As welcoming as a community may be, the reality is that accessibility in outdoor recreation is often limited by the built environment. Mel explains, “I don’t have the luxury of being able to see what other people are doing and going ‘Okay, that’ll work for me!’” As a result, she’s learnt a lot through trial and error, often with friends present to ensure her safety – something that’s critical when you’re dealing with the great outdoors. She once got repeatedly hit in the face by rocks while trying to bail after capsizing in shallow water. In response, she modified her kayak’s spray deck, putting the strap closer to her face so that she can safely escape if her kayak capsizes. She recognises that she’s in a unique position, having the technical skills and resources required to design her own equipment.
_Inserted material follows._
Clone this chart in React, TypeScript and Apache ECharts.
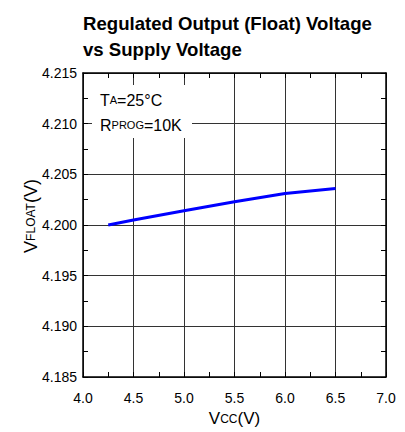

And this process isn’t without its own challenges! “A lot of the time I have to adapt the equipment [e.g. angle grinder/saw/drill] I need to adapt or make equipment to go out paddling with. There are a lot of obstacles and I think expecting other people with disabilities to just pull themselves up and do it is a bit simplistic.”
Mel has found a way to use her interests and abilities to help others. Together with twin sister and graphic design extraordinaire Peta, Mel established Little Products, a start-up which is “making the world a more comfortable and accessible space for our kids.” Inspired by her own issues with share housing and office environments, their products currently include the Toggler, which enables kids to easily turn lights on and off. While Little Products is currently a side business, Mel says “I would love to be able to spend all my time inventing products and solving problems for myself that also benefit other people.”
Mel is set to feature in a film, aptly named “Mel”, during the Gutsy Girls Adventure Film Tour later this year. Videographer and friend, Jason McQueen, took footage of Mel kayaking and telling her story over a period of two years. “Mel” will get you thinking about how, with a bit of ingenuity and determination, great satisfaction can come from facing the challenges that life throws at us. Don’t miss it!